CECL — Purchased Credit-Deteriorated (PCD) Loan Acquisition (ASC 326 Day 1 Grossed-Up)
Recording the acquisition of a loan portfolio that has experienced credit deterioration since origination — using the PCD gross-up method where the allowance is established at acquisition without a Day 1 charge to the income statement.
| Account Name | Type | Debit ($) | Credit ($) |
|---|---|---|---|
| Loan Receivable — PCD Portfolio (Amortized Cost = Purchase Price + ACL) | Asset (+) | 95,000,000.00 | - |
| Allowance for Credit Losses — PCD (Gross-Up — No P&L Impact) | Asset (-) Contra | - | 15,000,000.00 |
| Cash (Purchase Price Paid for PCD Loans) | Asset (-) | - | 80,000,000.00 |
💡 Accountant's Note
When a bank acquires a loan portfolio that has experienced credit deterioration since origination (Purchased Credit-Deteriorated or PCD loans), ASC 326 requires a unique 'gross-up' treatment: (1) Determine the allowance for credit losses at acquisition date (the expected losses on the purchased portfolio), (2) Set the amortized cost basis = purchase price + the acquired ACL (gross-up), (3) NO income statement charge at acquisition — the ACL is established through a gross-up of the loan balance, not through credit loss expense. This is fundamentally different from non-PCD loans (which would have a Day 1 ACL established through credit loss expense). PCD treatment prevents double-counting of losses: the purchase price was already discounted for credit deterioration — recognizing an additional Day 1 loss would be double-counting. Banks acquiring distressed loan portfolios (after bank failures — FDIC-assisted transactions, or portfolio sales from stressed lenders) typically acquire PCD loans.

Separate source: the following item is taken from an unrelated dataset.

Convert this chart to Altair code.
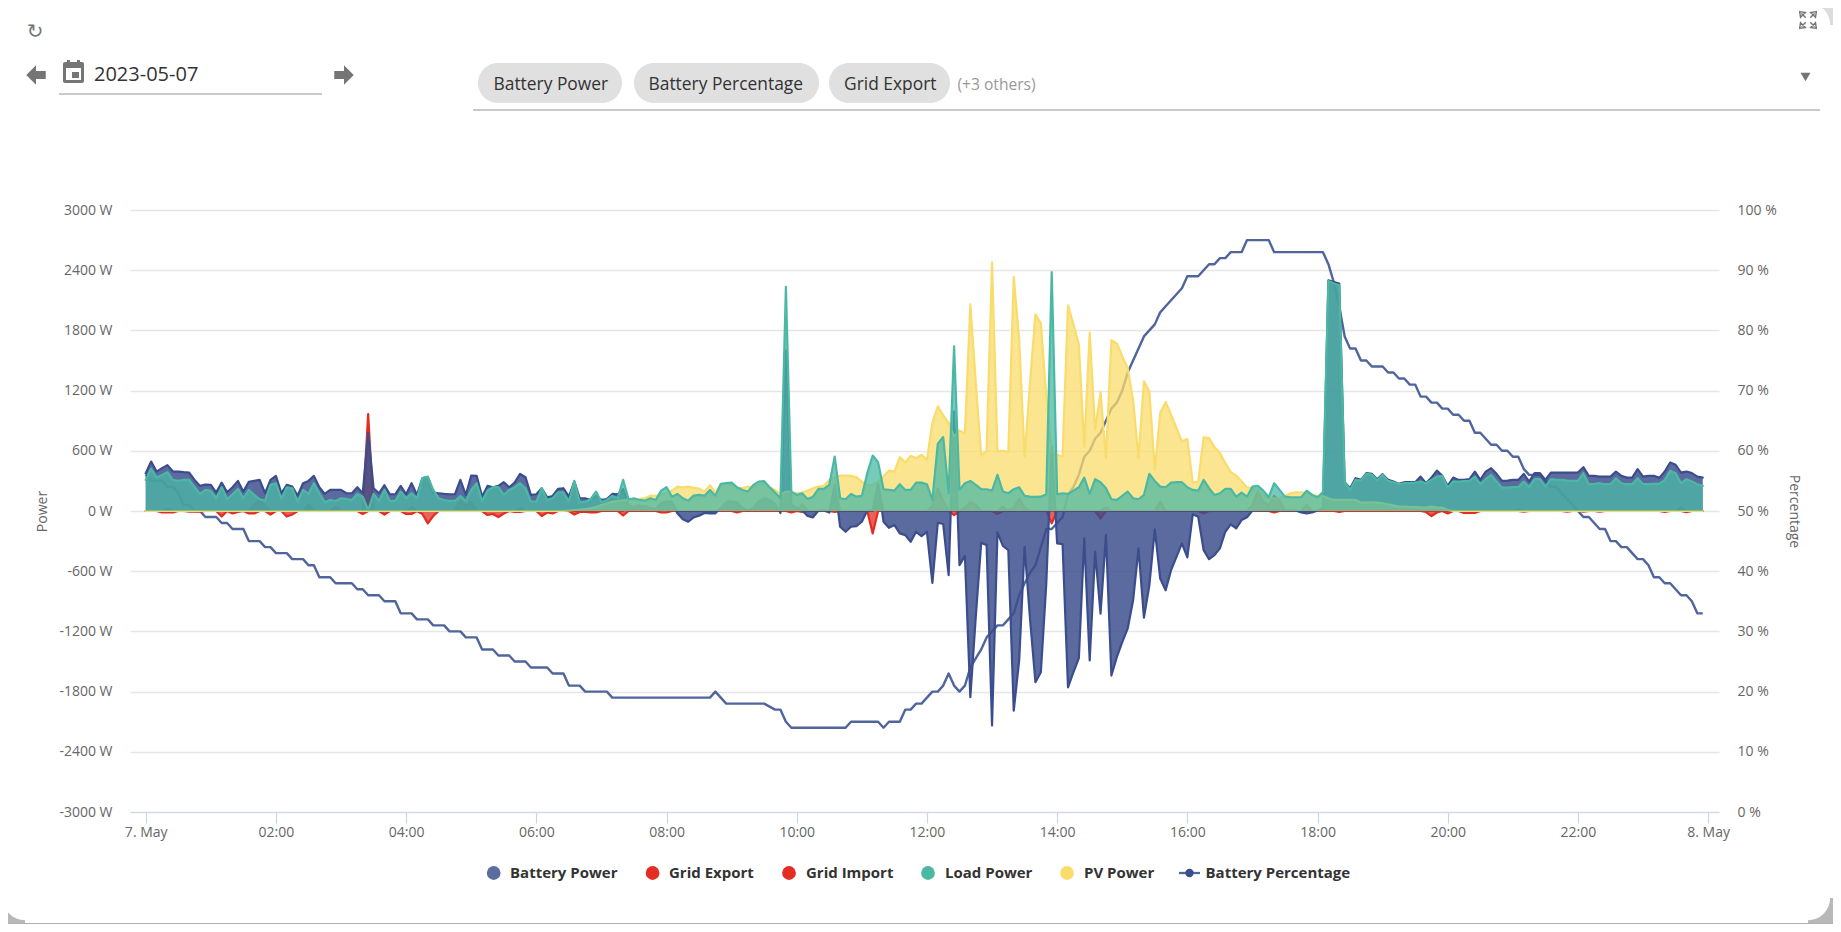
import altair as alt
import pandas as pd

battery_power = [
 376,493,393,427,457,393,393,387,383,310,
 250,263,260,183,283,187,237,300,193,290,
 300,310,177,310,350,177,260,243,153,277,
 300,350,237,170,210,210,210,177,177,237,
 177,777,227,177,257,167,167,250,167,277,
 160,327,337,183,177,170,167,167,310,160,
 353,350,143,250,237,250,287,237,283,370,
 337,160,167,227,137,150,220,227,143,293,
 127,127,110,150,110,120,170,165,220,60,
 27,40,50,30,20,80,95,90,-23,-83,
 -107,-63,-47,-20,-23,-23,30,90,95,85,
 30,5,30,100,125,110,70,-20,1600,60,
 30,5,-50,-63,5,5,-15,260,-157,-207,
 -157,-150,-107,5,5,280,-107,-167,-140,-223,
 -240,-307,-207,-250,-207,-716,-117,-130,-640,990,
 -540,-447,-1855,-1055,-317,-340,-2138,-213,-347,-390,
 -1990,-1490,-357,-1073,-1707,-1607,-723,640,-323,-330,
 -1757,-1607,-1467,-273,-1490,-407,-1023,-240,-1640,-1457,
 -1307,-1173,-890,-373,-1063,-740,-183,-673,-790,-590,
 -457,-323,-463,-33,-57,-390,-480,-440,-373,-207,
 -133,-173,-90,-63,5,5,5,5,5,5,
 5,5,5,-15,-25,-15,5,30,2300,2283,
 2267,287,227,327,310,377,370,317,367,310,
 293,270,287,287,287,343,277,333,403,350,
 250,333,310,310,317,393,310,393,427,370,
 300,303,310,310,370,293,377,377,310,383,
 383,383,383,383,383,437,350,350,343,343,
 343,393,350,333,333,417,343,350,350,330,
 393,483,460,383,393,377,343,333]

load_power = [
 310,420,333,360,387,310,300,310,310,237,
 170,210,200,127,237,120,167,220,127,210,
 160,117,103,260,277,120,237,227,93,210,
 170,277,177,87,110,100,127,120,110,170,
 143,10,170,100,210,100,100,193,127,177,
 127,327,343,210,127,110,100,100,150,100,
 210,277,100,203,237,237,160,210,237,277,
 227,93,93,227,110,127,187,187,93,300,
 87,93,117,193,90,110,150,130,310,117,
 127,110,103,127,110,203,237,143,170,127,
 103,153,160,153,210,153,270,277,283,237,
 210,193,260,293,297,237,183,127,2235,193,
 160,177,120,143,220,220,260,543,127,117,
 170,143,150,377,553,487,217,210,203,267,
 210,210,283,283,267,110,670,737,177,1642,
 210,277,300,260,217,217,203,360,193,177,
 217,237,150,143,140,143,167,2381,167,177,
 170,203,237,333,170,317,287,227,117,110,
 150,193,127,117,160,370,300,243,237,283,
 287,287,237,210,203,310,227,160,177,220,
 220,143,183,143,243,250,203,137,277,210,
 143,137,137,137,203,160,137,190,2293,2267,
 2250,287,210,310,303,370,363,303,360,300,
 287,267,277,277,283,293,277,310,343,350,
 233,293,293,297,300,343,267,317,360,293,
 233,233,237,237,293,237,317,317,243,317,
 310,310,303,300,300,377,267,270,277,267,
 270,327,277,267,267,327,267,267,270,270,
 310,400,377,277,317,293,267,250]

pv_power = [
 0,0,0,0,0,0,0,0,0,0,
 0,0,0,0,0,0,0,0,0,0,
 0,0,0,0,0,0,0,0,0,0,
 0,0,0,0,0,0,0,0,0,0,
 0,0,0,0,0,0,0,0,0,0,
 0,0,0,0,0,0,0,0,0,0,
 0,0,0,0,0,0,0,0,0,0,
 0,0,0,0,0,0,0,0,5,10,
 15,20,27,40,60,75,93,100,105,110,
 110,120,130,153,150,165,180,203,243,237,
 243,230,223,193,257,183,265,270,270,227,
 227,243,233,260,270,237,210,167,193,190,
 177,183,203,227,243,250,310,333,353,353,
 350,337,293,260,260,293,343,403,393,537,
 483,550,527,560,510,877,1043,953,877,743,
 803,770,2060,1277,550,600,2477,593,600,587,
 2333,1710,537,1277,1960,1870,1143,600,560,543,
 2050,1860,1660,643,1777,810,1183,527,1703,1670,
 1543,1427,1110,527,1293,1193,410,977,1087,960,
 827,693,717,283,293,733,727,637,577,477,
 387,353,293,237,227,210,160,127,127,127,
 150,177,187,187,177,160,150,150,127,110,
 110,110,110,110,83,83,87,83,77,67,
 53,43,43,40,40,37,33,43,33,33,
 10,0,0,0,0,0,0,0,0,0,
 0,0,0,0,0,0,0,0,0,0,
 0,0,0,0,0,0,0,0,0,0,
 0,0,0,0,0,0,0,0,0,0,
 0,0,0,0,0,0,0,0]

battery_percentage = [
 56,55,55,55,54,54,53,51,51,50,
 50,49,49,49,48,48,47,47,47,45,
 45,45,44,44,43,43,43,42,42,42,
 41,41,39,39,39,38,38,38,38,37,
 37,36,36,36,35,35,35,33,33,33,
 32,32,32,31,31,31,30,30,30,29,
 29,29,27,27,27,26,26,26,25,25,
 25,24,24,24,24,23,23,23,21,21,
 21,20,20,20,20,20,19,19,19,19,
 19,19,19,19,19,19,19,19,19,19,
 19,19,19,19,19,20,19,18,18,18,
 18,18,18,18,18,17.5,17,17,15,14,
 14,14,14,14,14,14,14,14,14,14,
 15,15,15,15,15,15,14,15,15,15,
 17,17,18,18,19,20,20,21,23,21,
 20,21,24,25.5,27,29,30,31,31,32,
 33,36,38,39.7,41,44,47,47,48,49,
 52.7,54,56,59,60,62,63,65,67,68,
 70,73,75,77,79,80,81,83,84,85,
 86,87,89,89,89,90,91,91,92,92,
 93,93,93,95,95,95,95,95,93,93,
 93,93,93,93,93,93,93,93,91,88,
 84,79,77,77,75,75,74,74,74,73,
 73,72,72,71,71,69,69,68,68,67,
 67,66,66,65,65,63,63,62,61,61,
 60,60,59,59,57,56,56,56,55,54,
 54,53,52,51,50,49,49,48,47,47,
 45,45,44,44,43,42,42,41,39,39,
 38,38,37,36,36,35,33,33]

grid_import_slots = [4,20,21,22,30,35,41,49,58,59,60,69,89,90,91,95,96,97,107,108,109,113,114,115,116,121,127,135,145,146,147,151,152,153,158,160,161,162,177,187,204,205,206,207,208,209,214,253,283]
grid_import_watts = [20,60,110,50,60,40,966,40,100,50,90,30,60,40,60,70,90,90,70,90,80,80,120,110,40,70,240,260,50,225,100,30,90,60,40,30,125,30,35,90,60,190,90,50,150,100,60,20,35]
grid_export_slots = [3,4,5,8,9,10,14,16,17,19,20,23,26,27,40,44,48,49,51,52,53,63,64,65,66,68,69,73,74,75,79,80,81,82,83,88,95,96,109,119,121,127,134,149,157,167,176,195,208,220,236,237,238,240,243,244,245,254,262,265,268,280,284]
grid_export_watts = [-15,-15,-15,-6,-6,-6,-55,-25,-10,-25,-25,-35,-55,-35,-30,-35,-30,-30,-30,-123,-50,-40,-30,-60,-25,-10,-10,-50,-15,-25,-35,-10,-10,-15,-15,-45,-15,-15,-15,-15,-10,-8,-223,-40,-30,-123,-75,-25,-15,-10,-10,-50,-15,-25,-20,-20,-20,-6,-6,-6,-6,-8,-12]

power_ticks = [-3000,-2400,-1800,-1200,-600,0,600,1200,1800,2400,3000]
percent_ticks = [0,10,20,30,40,50,60,70,80,90,100]
hour_ticks = [0,2,4,6,8,10,12,14,16,18,20,22]

COL_BATT = "#3b4d8c"
COL_RED = "#e32d22"
COL_LOAD = "#4bb8a4"
COL_PV = "#f9dc6b"
COL_PCT = "#4f659c"
FONT = "Open Sans"
ICON = "#757575"

times = pd.date_range("2023-05-07T00:00:00", periods=288, freq="5min").strftime("%Y-%m-%dT%H:%M:%SZ").tolist()
def spread(slots, watts):
    d = dict(zip(slots, watts))
    return [d.get(i, 0) for i in range(288)]
grid_import = spread(grid_import_slots, grid_import_watts)
grid_export = spread(grid_export_slots, grid_export_watts)

x_scale = alt.Scale(type="utc", domain=["2023-05-06T23:45:30Z", "2023-05-08T00:10:00Z"], nice=False)
x_values = [alt.DateTime(year=2023, month=5, date=7, hours=h, utc=True) for h in hour_ticks] + [
    alt.DateTime(year=2023, month=5, date=8, hours=0, utc=True)]
x_enc = alt.X("t:T", title=None, scale=x_scale,
    axis=alt.Axis(values=x_values,
        labelExpr="utcFormat(datum.value,'%H:%M')=='00:00' ? utcFormat(datum.value,'%-d. %b') : utcFormat(datum.value,'%H:%M')",
        grid=False, domainColor="#ccd6eb", domainWidth=1.2, tickColor="#ccd6eb", tickSize=11, tickWidth=1.2,
        labelColor="#666666", labelFont=FONT, labelFontSize=14, labelPadding=2))
x_noaxis = alt.X("t:T", title=None, scale=x_scale, axis=None)
y_scale = alt.Scale(domain=[-3000, 3000], nice=False, zero=False)

power_axis = alt.Axis(values=power_ticks, labelExpr="datum.value + ' W'", orient="left", grid=True,
    gridColor="#e6e6e6", gridWidth=1.4, domain=False, ticks=False, labelPadding=18,
    labelColor="#666666", labelFont=FONT, labelFontSize=14,
    titleFont=FONT, titleFontSize=14, titleColor="#666666", titleFontWeight="normal", titlePadding=9)
percent_axis = alt.Axis(values=percent_ticks, labelExpr="datum.value + ' %'", orient="right", grid=False,
    domain=False, ticks=False, labelPadding=18,
    labelColor="#666666", labelFont=FONT, labelFontSize=14,
    titleFont=FONT, titleFontSize=14, titleColor="#666666", titleFontWeight="normal", titlePadding=10)

def area(values, color, axis=None):
    df = pd.DataFrame({"t": times, "v": values})
    return alt.Chart(df).mark_area(
        color=color, fillOpacity=0.83 if color == COL_BATT else 0.75,
        line=alt.OverlayMarkDef(color=color, strokeWidth=2.2, strokeJoin="round", strokeCap="round"),
    ).encode(x=x_noaxis, y=alt.Y("v:Q", stack=None, scale=y_scale, axis=axis, title="Power" if axis else None))

power = alt.layer(
    area(grid_export, COL_RED, power_axis),
    area(grid_import, COL_RED),
    area(battery_power, COL_BATT),
    area(pv_power, COL_PV),
    area(load_power, COL_LOAD),
).resolve_axis(x="independent", y="independent")
pct = alt.Chart(pd.DataFrame({"t": times, "p": battery_percentage})).mark_line(
    color=COL_PCT, strokeWidth=2.4, strokeJoin="round"
).encode(x=x_enc, y=alt.Y("p:Q", scale=alt.Scale(domain=[0, 100], nice=False), axis=percent_axis, title="Percentage"))

# ---- page furniture, in screen pixels ----
OX, OY = 130, 210
one = alt.Data(values=[{"k": 1}])
def box(x0, y0, x1, y1, color, radius=0, opacity=1):
    return alt.Chart(one).mark_rect(color=color, cornerRadius=radius, opacity=opacity).encode(
        x=alt.value(x0 - OX), x2=alt.value(x1 - OX), y=alt.value(y0 - OY), y2=alt.value(y1 - OY))
def label(s, x, y, size=14, color="#333333", weight="normal", align="left", font=FONT):
    return alt.Chart(one).mark_text(text=s, font=font, fontSize=size, color=color, fontWeight=weight,
        align=align, baseline="middle").encode(x=alt.value(x - OX), y=alt.value(y - OY))
def glyph(shape, x, y, size, color=ICON, filled=True, stroke=1.0):
    return alt.Chart(one).mark_point(shape=shape, size=size, filled=filled, color=color, opacity=1,
        strokeWidth=stroke).encode(x=alt.value(x - OX), y=alt.value(y - OY))
def dot(x, y, color, size=190):
    return alt.Chart(one).mark_circle(size=size, color=color, opacity=1).encode(x=alt.value(x - OX), y=alt.value(y - OY))
def hline(x0, x1, y, color="#949494", width=1.2):
    return alt.Chart(one).mark_rule(color=color, strokeWidth=width).encode(
        x=alt.value(x0 - OX), x2=alt.value(x1 - OX), y=alt.value(y - OY))

ARROW_L = "M-1,0 L0,-1 L0,-0.42 L1,-0.42 L1,0.42 L0,0.42 L0,1 Z"
ARROW_R = "M1,0 L0,-1 L0,-0.42 L-1,-0.42 L-1,0.42 L0,0.42 L0,1 Z"
EXPAND = ("M-0.95,-0.95 L-0.3,-0.85 L-0.85,-0.3 Z M-0.75,-0.75 L-0.25,-0.25 "
          "M0.95,-0.95 L0.3,-0.85 L0.85,-0.3 Z M0.75,-0.75 L0.25,-0.25 "
          "M-0.95,0.95 L-0.3,0.85 L-0.85,0.3 Z M-0.75,0.75 L-0.25,0.25 "
          "M0.95,0.95 L0.3,0.85 L0.85,0.3 Z M0.75,0.75 L0.25,0.25")

# card corners and shadow edge (the card itself is the chart's white background)
backdrop = [
    box(1808, 8, 1833, 25, "#dcdcdc"),
    dot(1808, 25, "#ffffff", size=1963),
    box(1808, 898, 1833, 924, "#b8b8b8"),
    dot(1808, 898, "#ffffff", size=1963),
    box(8, 898, 25, 924, "#b8b8b8"),
    dot(25, 898, "#ffffff", size=1963),
    box(8, 923, 1833, 924, "#b0b0b0"),
]
ui = [
    label("\u21bb", 35, 32, size=20, color=ICON, font="DejaVu Sans", align="center"),
    glyph(ARROW_L, 36, 75, 380),
    glyph(ARROW_R, 344, 75, 380),
    box(63, 62, 84, 83, ICON, 2),
    box(66, 68, 81, 80, "#ffffff"),
    box(72, 72, 79, 78, ICON),
    box(67, 60, 70, 63, ICON),
    box(77, 60, 80, 63, ICON),
    label("2023-05-07", 94, 75, size=20, color="#333333"),
    hline(59, 322, 94),
    box(478, 63, 622, 103, "#e0e0e0", 20),
    box(634, 63, 819, 103, "#e0e0e0", 20),
    box(829, 63, 950, 103, "#e0e0e0", 20),
    label("Battery Power", 493.5, 85, size=17.4),
    label("Battery Percentage", 648.5, 85, size=17.4),
    label("Grid Export", 844, 85, size=17.4),
    label("(+3 others)", 957.5, 85, size=15.6, color="#999999"),
    hline(473, 1820, 110),
    glyph("triangle-down", 1805.5, 77, 100),
    glyph(EXPAND, 1808, 20, 310, filled=False, stroke=1.4),
]
legend = [
    dot(493.7, 873, "#5b6c9f"), label("Battery Power", 510, 873, size=15, weight="bold"),
    dot(652.6, 873, COL_RED), label("Grid Export", 669, 873, size=15, weight="bold"),
    dot(789, 873, COL_RED), label("Grid Import", 806, 873, size=15, weight="bold"),
    dot(928, 873, COL_LOAD), label("Load Power", 945, 873, size=15, weight="bold"),
    dot(1067, 873, COL_PV), label("PV Power", 1084, 873, size=15, weight="bold"),
    hline(1179, 1200, 873, color=COL_PCT, width=2.3),
    dot(1189.5, 873, COL_BATT, size=70), label("Battery Percentage", 1205.5, 873, size=15, weight="bold"),
]

chart = alt.layer(*backdrop, pct, power, *ui, *legend).resolve_scale(y="independent").resolve_axis(
    x="independent", y="independent").properties(
    width=1589, height=602, background="#ffffff",
    padding={"left": 122, "top": 202, "right": 114, "bottom": 112},
    autosize=alt.AutoSizeParams(type="none"),
).configure_view(stroke=None)

chart.save("out.html", embed_options={"renderer": "svg", "actions": False})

Practitioner & Systems Framework
💻 ERP Architecture
PCD identification requires assessment at acquisition: has each loan or pool of loans experienced a more-than-insignificant deterioration in credit quality since origination? The assessment uses: delinquency status at acquisition, credit score migration, payment modification history, and collateral value decline. Once classified as PCD: the gross-up calculation requires estimating the ACL at acquisition — the same CECL models used for originated loans are applied to the acquired portfolio.
⚠️ Audit Flags
PCD vs. non-PCD classification has significant P&L implications. Incorrectly classifying PCD loans as non-PCD creates a Day 1 credit loss expense (for the acquired expected losses) that could be avoided under PCD treatment. Auditors test the completeness of the PCD assessment and the reasonableness of the ACL established through the gross-up. For FDIC-assisted bank acquisitions: the loan portfolios are almost always PCD — the gross-up treatment is standard.
📄 Required Documentation
Loan-level assessment of credit deterioration since origination (delinquency, credit score, modifications), PCD classification documentation, gross-up ACL calculation (lifetime expected losses on acquired portfolio), purchase price allocation, amortized cost basis calculation (purchase price + acquired ACL), and comparison to non-PCD treatment (demonstrating no double-counting).